:: Data lines ::
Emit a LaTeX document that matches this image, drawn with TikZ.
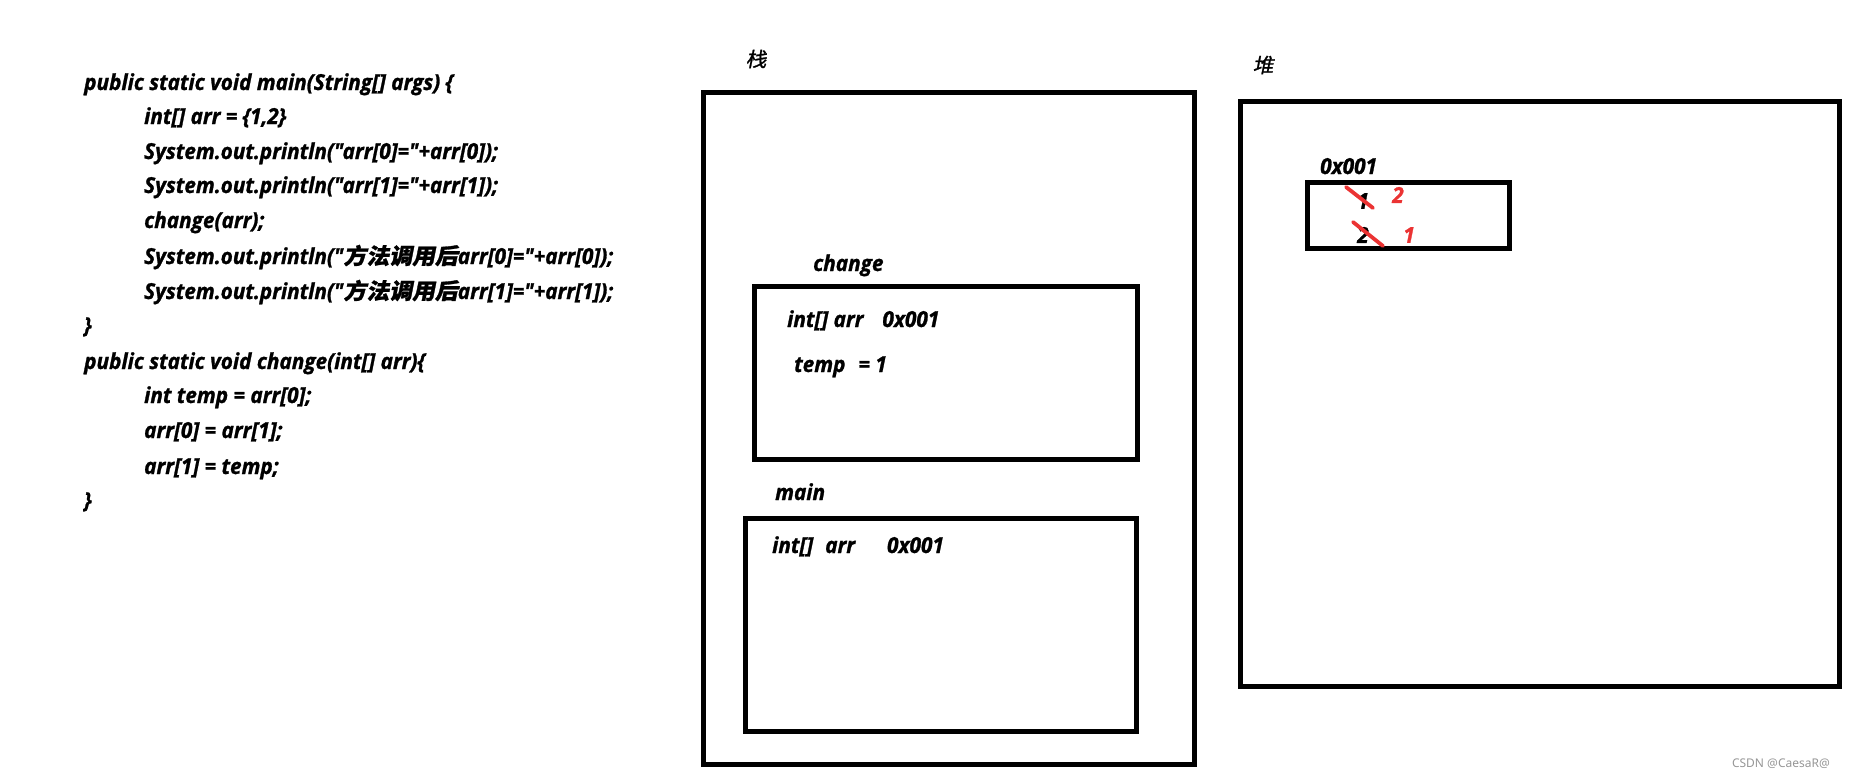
\documentclass[tikz,border=0pt]{standalone}
\usepackage{fontspec}
\newfontfamily\codefont{Open Sans}[FakeStretch=0.945, BoldItalicFeatures={FakeBold=1.2}]
\newfontfamily\cjk{Noto Sans CJK SC}[FakeSlant=0.2, FakeBold=1.2, FakeStretch=1.04]
\newfontfamily\wmfont{Noto Sans}
\definecolor{redc}{RGB}{235,51,51}
\definecolor{wmgray}{RGB}{150,150,150}
\begin{document}
\begin{tikzpicture}[x=1pt,y=-1pt,
  txt/.style={anchor=base west, inner sep=0pt, font=\codefont\bfseries\itshape\fontsize{22}{22}\selectfont},
  cjklab/.style={inner sep=0pt, font=\cjk\fontsize{20}{20}\selectfont},
  frame/.style={draw, line width=5pt, anchor=north west, inner sep=0pt, outer sep=0pt},
  strike/.style={draw=redc, line width=3.8pt, line cap=round},
  digit/.style={inner sep=0pt, font=\codefont\bfseries\itshape\fontsize{22}{22}\selectfont},
  reddigit/.style={digit, text=redc}]
\useasboundingbox (0,0) rectangle (1853,776);
% code
\node[txt] (c1) at (84,90) {public static void main(String[] args) \{};
\node[txt] (c2) at (144,124) {int[] arr = \{1,2\}};
\node[txt] (c3) at (144,159) {System.out.println("arr[0]="+arr[0]);};
\node[txt] (c4) at (144,193) {System.out.println("arr[1]="+arr[1]);};
\node[txt] (c5) at (144,228) {change(arr);};
\node[txt] (c6) at (144,264) {System.out.println("{\cjk 方法调用后}arr[0]="+arr[0]);};
\node[txt] (c7) at (144,299) {System.out.println("{\cjk 方法调用后}arr[1]="+arr[1]);};
\node[txt] (c8) at (84,333) {\}};
\node[txt] (c9) at (84,369) {public static void change(int[] arr)\{};
\node[txt] (c10) at (144,403) {int temp = arr[0];};
\node[txt] (c11) at (144,438) {arr[0] = arr[1];};
\node[txt] (c12) at (144,474) {arr[1] = temp;};
\node[txt] (c13) at (84,508) {\}};
% stack
\node[cjklab] (stacklab) at (756,59) {栈};
\node[frame, minimum width=491pt, minimum height=672pt] (stack) at (703,92) {};
\node[txt] (changelab) at (813,271) {change};
\node[frame, minimum width=383pt, minimum height=173pt] (changebox) at (754,286) {};
\node[txt] (chg1) at (787,327) {int[] arr\hspace{19pt}0x001};
\node[txt] (chg2) at (794,372) {temp\hspace{13pt}= 1};
\node[txt] (mainlab) at (775,500) {main};
\node[frame, minimum width=391pt, minimum height=213pt] (mainbox) at (745,518) {};
\node[txt] (mn1) at (772,553) {int[]\hspace{12pt}arr\hspace{32pt}0x001};
% heap
\node[cjklab] (heaplab) at (1263,65) {堆};
\node[frame, minimum width=599pt, minimum height=585pt] (heap) at (1240,101) {};
\node[txt] (addr) at (1320,174) {0x001};
\node[frame, minimum width=202pt, minimum height=66pt] (arrbox) at (1307,182) {};
\node[digit] (v1) at (1363,201) {1};
\node[reddigit] (n2) at (1398,195) {2};
\node[digit] (v2) at (1363,235) {2};
\node[reddigit] (n1) at (1409,235) {1};
\coordinate (s1a) at (1346,187); \coordinate (s1b) at (1373,208);
\coordinate (s2a) at (1353,222); \coordinate (s2b) at (1383,246);
\draw[strike] (s1a) -- (s1b);
\draw[strike] (s2a) -- (s2b);
% watermark
\node[anchor=base east, inner sep=0pt, text=wmgray, font=\wmfont\fontsize{12}{12}\selectfont] (wm) at (1830,767) {CSDN @CaesaR@};
\end{tikzpicture}
\end{document}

:: Task requirements ::
Reproduce the material above verbatim; omit every picture.

:: Solution ::
Emit a LaTeX document that matches this image, drawn with TikZ.
\documentclass[tikz,border=0pt]{standalone}
\usepackage{fontspec}
\newfontfamily\codefont{Open Sans}[FakeStretch=0.945, BoldItalicFeatures={FakeBold=1.2}]
\newfontfamily\cjk{Noto Sans CJK SC}[FakeSlant=0.2, FakeBold=1.2, FakeStretch=1.04]
\newfontfamily\wmfont{Noto Sans}
\definecolor{redc}{RGB}{235,51,51}
\definecolor{wmgray}{RGB}{150,150,150}
\begin{document}
\begin{tikzpicture}[x=1pt,y=-1pt,
  txt/.style={anchor=base west, inner sep=0pt, font=\codefont\bfseries\itshape\fontsize{22}{22}\selectfont},
  cjklab/.style={inner sep=0pt, font=\cjk\fontsize{20}{20}\selectfont},
  frame/.style={draw, line width=5pt, anchor=north west, inner sep=0pt, outer sep=0pt},
  strike/.style={draw=redc, line width=3.8pt, line cap=round},
  digit/.style={inner sep=0pt, font=\codefont\bfseries\itshape\fontsize{22}{22}\selectfont},
  reddigit/.style={digit, text=redc}]
\useasboundingbox (0,0) rectangle (1853,776);
% code
\node[txt] (c1) at (84,90) {public static void main(String[] args) \{};
\node[txt] (c2) at (144,124) {int[] arr = \{1,2\}};
\node[txt] (c3) at (144,159) {System.out.println("arr[0]="+arr[0]);};
\node[txt] (c4) at (144,193) {System.out.println("arr[1]="+arr[1]);};
\node[txt] (c5) at (144,228) {change(arr);};
\node[txt] (c6) at (144,264) {System.out.println("{\cjk 方法调用后}arr[0]="+arr[0]);};
\node[txt] (c7) at (144,299) {System.out.println("{\cjk 方法调用后}arr[1]="+arr[1]);};
\node[txt] (c8) at (84,333) {\}};
\node[txt] (c9) at (84,369) {public static void change(int[] arr)\{};
\node[txt] (c10) at (144,403) {int temp = arr[0];};
\node[txt] (c11) at (144,438) {arr[0] = arr[1];};
\node[txt] (c12) at (144,474) {arr[1] = temp;};
\node[txt] (c13) at (84,508) {\}};
% stack
\node[cjklab] (stacklab) at (756,59) {栈};
\node[frame, minimum width=491pt, minimum height=672pt] (stack) at (703,92) {};
\node[txt] (changelab) at (813,271) {change};
\node[frame, minimum width=383pt, minimum height=173pt] (changebox) at (754,286) {};
\node[txt] (chg1) at (787,327) {int[] arr\hspace{19pt}0x001};
\node[txt] (chg2) at (794,372) {temp\hspace{13pt}= 1};
\node[txt] (mainlab) at (775,500) {main};
\node[frame, minimum width=391pt, minimum height=213pt] (mainbox) at (745,518) {};
\node[txt] (mn1) at (772,553) {int[]\hspace{12pt}arr\hspace{32pt}0x001};
% heap
\node[cjklab] (heaplab) at (1263,65) {堆};
\node[frame, minimum width=599pt, minimum height=585pt] (heap) at (1240,101) {};
\node[txt] (addr) at (1320,174) {0x001};
\node[frame, minimum width=202pt, minimum height=66pt] (arrbox) at (1307,182) {};
\node[digit] (v1) at (1363,201) {1};
\node[reddigit] (n2) at (1398,195) {2};
\node[digit] (v2) at (1363,235) {2};
\node[reddigit] (n1) at (1409,235) {1};
\coordinate (s1a) at (1346,187); \coordinate (s1b) at (1373,208);
\coordinate (s2a) at (1353,222); \coordinate (s2b) at (1383,246);
\draw[strike] (s1a) -- (s1b);
\draw[strike] (s2a) -- (s2b);
% watermark
\node[anchor=base east, inner sep=0pt, text=wmgray, font=\wmfont\fontsize{12}{12}\selectfont] (wm) at (1830,767) {CSDN @CaesaR@};
\end{tikzpicture}
\end{document}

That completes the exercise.